No models, no house effects, just the battleground polls. Forget the modeling, forget the house effect corrections. Just take each battleground state poll appearing in the Pollster data base in the last seven days. Convert each poll to a two-party number for Obama: Obama/(Obama + Romney)*100. Plot in the "stacked" format shown below. Moreover, weigh each poll by its sample size so as to get a poll average. Obama 50.9 percent, +/- 0.4 percentage points. That is 4.5 sigma north of 50-50. Or more simply, "OTMOE" (Outside The Margin Of Error)...
A distribution over Obama Electoral College counts. The bottom line (literally): The probability of an Obama win in the Electoral College is now about 90 percent. Three-hundred-thirty-two and 303 are the two most likely Obama EV outcomes, closely followed by 347. Averaged over the distribution: 309.
Probabilities from poll average vs probabilities from forecast. The extra uncertainty that comes from converting a poll average to a forecast weakens the confidence of the calls; note the "shrinkage" back towards the 50-50 point, moving from left (poll average) to right (forecast). Note the implied Electoral College counts from the poll averaging model has the probability of an Obama win at close to 100 percent; this shrinks back to 90 percent in the forecast model.
Uncertainty, visualized. Finally, here is a look at nine swing states plus the national popular vote. Each panel shows a series of bell-curve (normal) densities in light grey, one for each poll; the polls shown are from the last seven days. Polls are converted to Obama two-party shares: Obama/(Obama + Romney) * 100. The less spread out the density, the bigger the sample size of the corresponding poll. Yesterday's massive YouGov national poll is clearly visible in the "USA" panel (and I've actually deflated its sample size, so as to not double count the state-by-state polls that contribute to the national figure).
The purple density corresponds to a naive poll average: no house effect corrections, no modeling.

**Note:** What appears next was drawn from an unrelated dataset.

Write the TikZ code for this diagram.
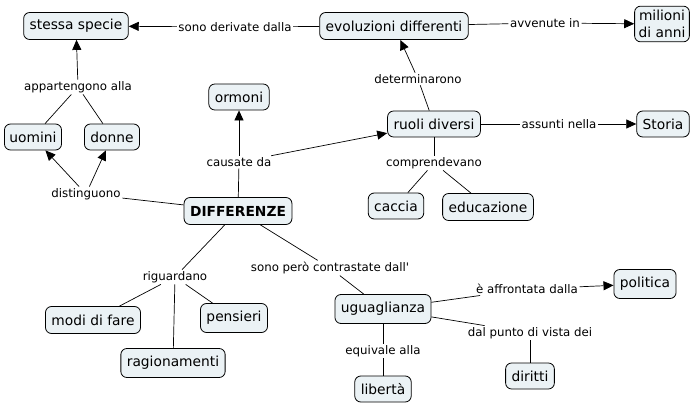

The naive average treats all polls interchangeably, making most use of the information in those polls, and so typically produces quite precise estimates of Obama's standing in any given state; n.b.: no house effect correction, etc.; I did say it was "naive."
The black density is what comes out of my forecast model, usually shifted a little from the poll average, and substantially more dispersed than the naive poll average, reflecting the extra uncertainty that creeps via house effects corrections, turning the poll average into a forecast and some temporal discounting of older polls.The probability that Obama wins is the area under the black density to the right of the 50-50 points.
The panels are ordered from bottom to top by the probability of an Obama win. North Carolina and Florida are the least likely Obama retains in the set I examine here; Ohio and Wisconsin the most likely. The uncertainty associated with the Florida and even the national popular vote forecast is particularly vivid when presented this way.